Back on the strange planet called Earth, the third Politan called Blug Lugug was in a terrible state of mental confusion. He was strapped to a bench with a series of strong canvas straps that passed across what was left of his body. A number of wires and cables ran from machines that stood silent or gargled to themselves on one side of the room and climbed on to his body or into his various orifices. One cable in particular ran from one instrument in particular worked by one man in particular; the man was dressed in a white sort of clothing, and when he moved a lever with his hand, something without meaning happened in the third Politan's brain. This meaningless thing was more awful than anything the third Politan had known existed. He saw now how right the Sacred Cosmopolitan had been when he used to term bad to describe these thinlegs. Here was bad bad bad: it reared up before him sturdy and strong and hygienic, and gnawed away his intelligence bit by bit.
The something without meaning came again. A gulf opened where there had been something growing, some-thing delightful, memories or promises, who knows?, but something never to be replaced.
One of the thinlegs spoke. Mainly, in gasps, the Politan imitated what had been said: "noneural response there/ either. He doesn't have a pain response in his whole body!”
He still clung to the notion that when they realized he could imitate their speech, they would be intelligent enough to stop the things they were doing. Whatever they were doing, whatever inside their mad little minds they imagined they were doing, they were spoiling his chances of entering the carrion stage; for already they had removed two of his limbs with a saw - from the corner of his misting eyes he watched the bin in which they had been deposited - and since there were no ammp trees here, the possibility of his continuing the cycles of being was remote. Nothingness confronted him.
He cried an imitation of their words but, forgetting their limitations, pushed it high into his upper voice range. The sounds came distorted; his ockpu orifices were clogged with tiny instruments like leeches.
He needed comfort from the Sacred Cosmopolitan, his worshipped father-mother. But the Cosmopolitan had gone, no doubt to the same gradual dismemberment. The grorgs had gone; he caught their almost supersonic cries answering him in lament from a distant part of the room. Then the something without meaning burst over him again, so that he could no longer hear - but what was it that he had been able to... been able to what? Something else had gone.
In his dizziness, he saw that a new figure had joined the figures in white. In his dizziness, he thought he recognized the new figure. It was - or it was very like - the figure that had performed the dung ritual a brief time ago.
Now the figure cried something, and through the growing dizziness the Politan tried to cry the same thing back, to show it had recognized him: "I can't bear to watch you're doing something that should never be done!”

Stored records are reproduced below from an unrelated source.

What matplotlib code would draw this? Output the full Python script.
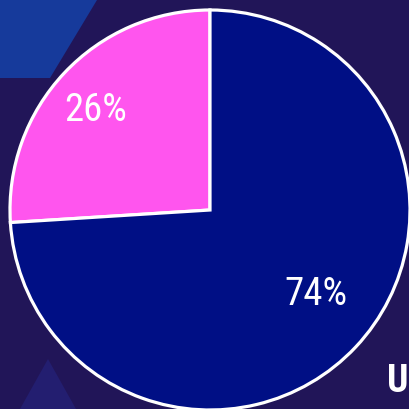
import numpy as np
import matplotlib.pyplot as plt
from matplotlib.patches import Polygon

# datos
labels = ["26%", "74%"]
values = [26, 74]
colors = ["#ff55ee", "#000f85"]

BG = "#211558"

fig = plt.figure(figsize=(4.09, 4.09), dpi=100, facecolor=BG)
ax = fig.add_axes([0, 0, 1, 1])
ax.set_facecolor(BG)

# decoración de fondo
ax.add_patch(Polygon([(0, 409), (97, 409), (50, 331), (0, 331)],
                     closed=True, color="#163a9b", lw=0, zorder=0))
ax.add_patch(Polygon([(20, 0), (48, 50), (76, 0)],
                     closed=True, color="#231e70", lw=0, zorder=0))

cx, cy, r = 210, 199, 200
wedges, _ = ax.pie(values, colors=colors, startangle=90, counterclock=True,
                   center=(cx, cy), radius=r, frame=True,
                   wedgeprops={"edgecolor": "white", "linewidth": 2.3})

# posición de etiquetas: distancia radial + ajuste fino (px)
dist = [0.76, 0.70]
ajuste = [(-4, -5), (4, 11)]
fam = ["Roboto Condensed", "Liberation Sans Narrow", "DejaVu Sans"]
for w, lab, d, (ox, oy) in zip(wedges, labels, dist, ajuste):
    ang = np.deg2rad((w.theta1 + w.theta2) / 2)
    ax.text(cx + d * r * np.cos(ang) + ox, cy + d * r * np.sin(ang) + oy, lab,
            color="white", fontsize=28, ha="center", va="center",
            family=fam, fontstretch="condensed")

ax.text(387, 28, "U", color="white", fontsize=27, fontweight="bold",
        ha="left", va="center", family=fam, fontstretch="condensed")

ax.set_xlim(0, 409)
ax.set_ylim(0, 409)
ax.set_aspect("equal")
ax.axis("off")
fig.savefig("out.png", dpi=100, facecolor=BG)
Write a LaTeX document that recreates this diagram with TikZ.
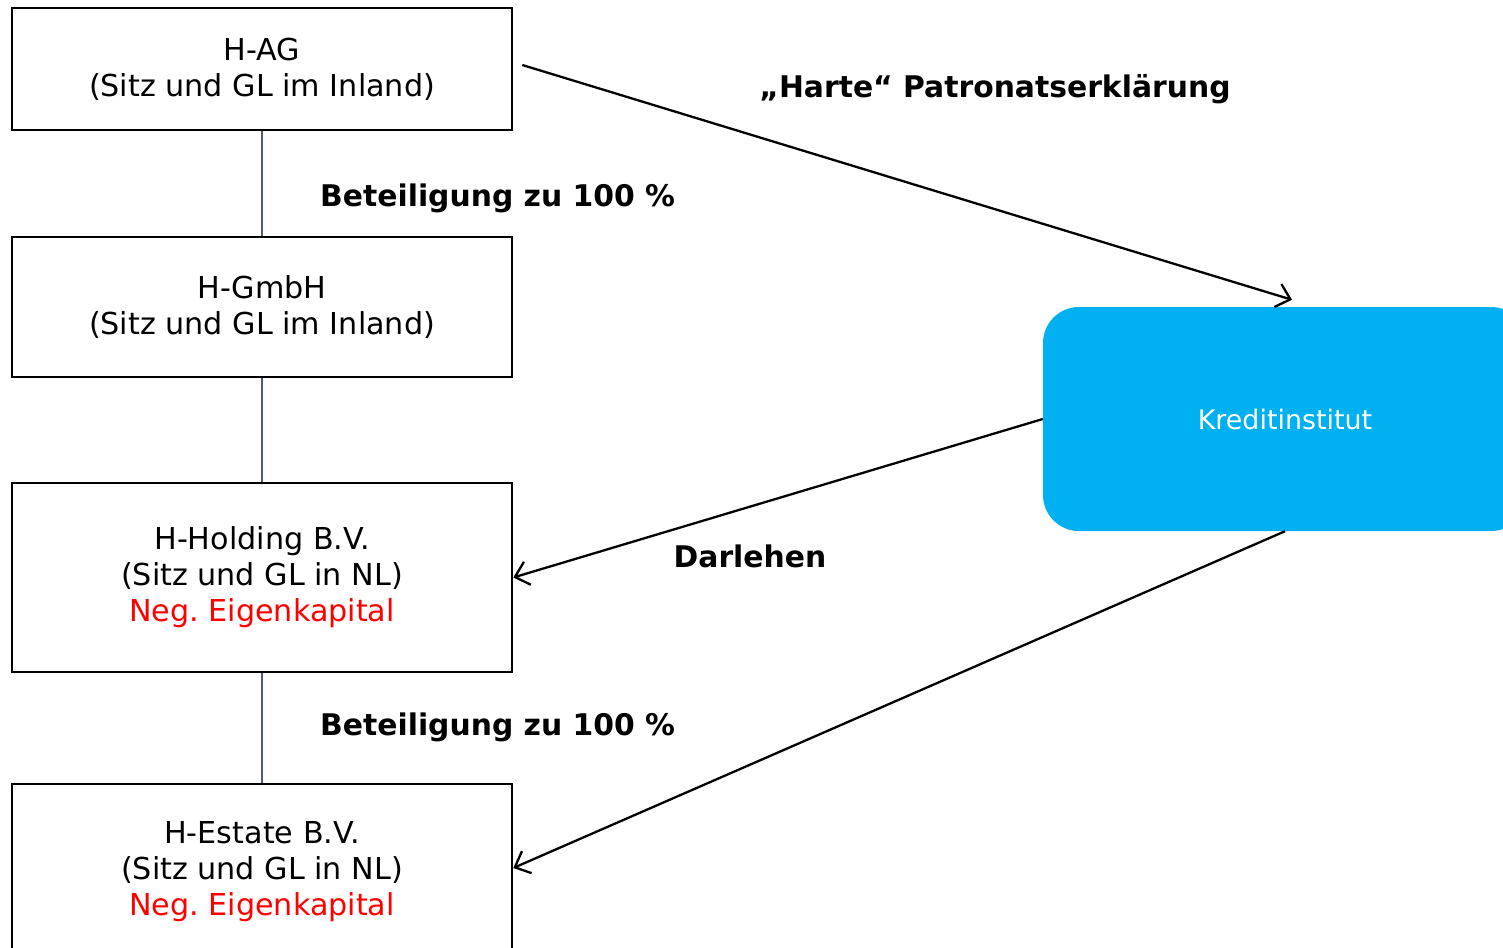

But the thinlegs, if it was that specific one, gave no sign of recognition. He covered the front part of his upper head with his hands and went fast from the room, almost as if- The something without meaning came again, and the white figures all looked eagerly at their instruments.
Tipped far back until his toes were level with his head, the Director of the Exozoo lay in his therapad and sucked a glucose mixture through a teat. He was being calmed by a young men. now a member of the Exploration Corps with an Explorer's certificate, who had once trained under him at the zoo. Gussie Phipps, who had flown in from Macao, offered comfort.

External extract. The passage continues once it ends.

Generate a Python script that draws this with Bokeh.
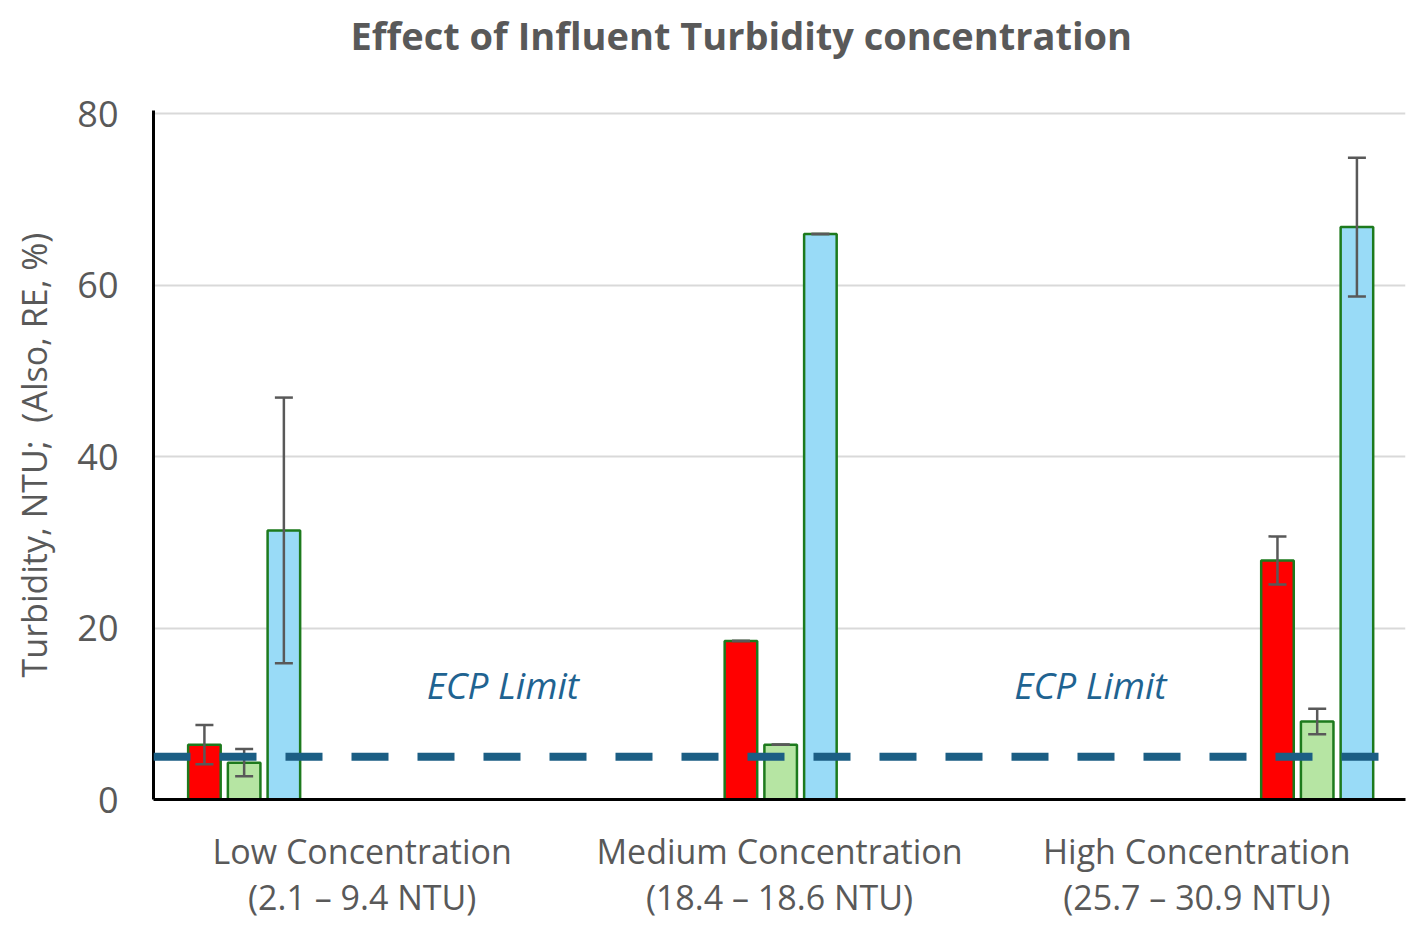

"You're not so tough as you used to be, Sir Mihaly. You ought to change to synthetic foods; they're better for you. Fancy letting a vivisection upset you! How many vivisections have you performed yourself?”
"I know, I know, you needn't remind me. It was just the sight of that particular poor creature there on the stone, slowly being chopped into little bits and not registering anything detectable as pain or fear.”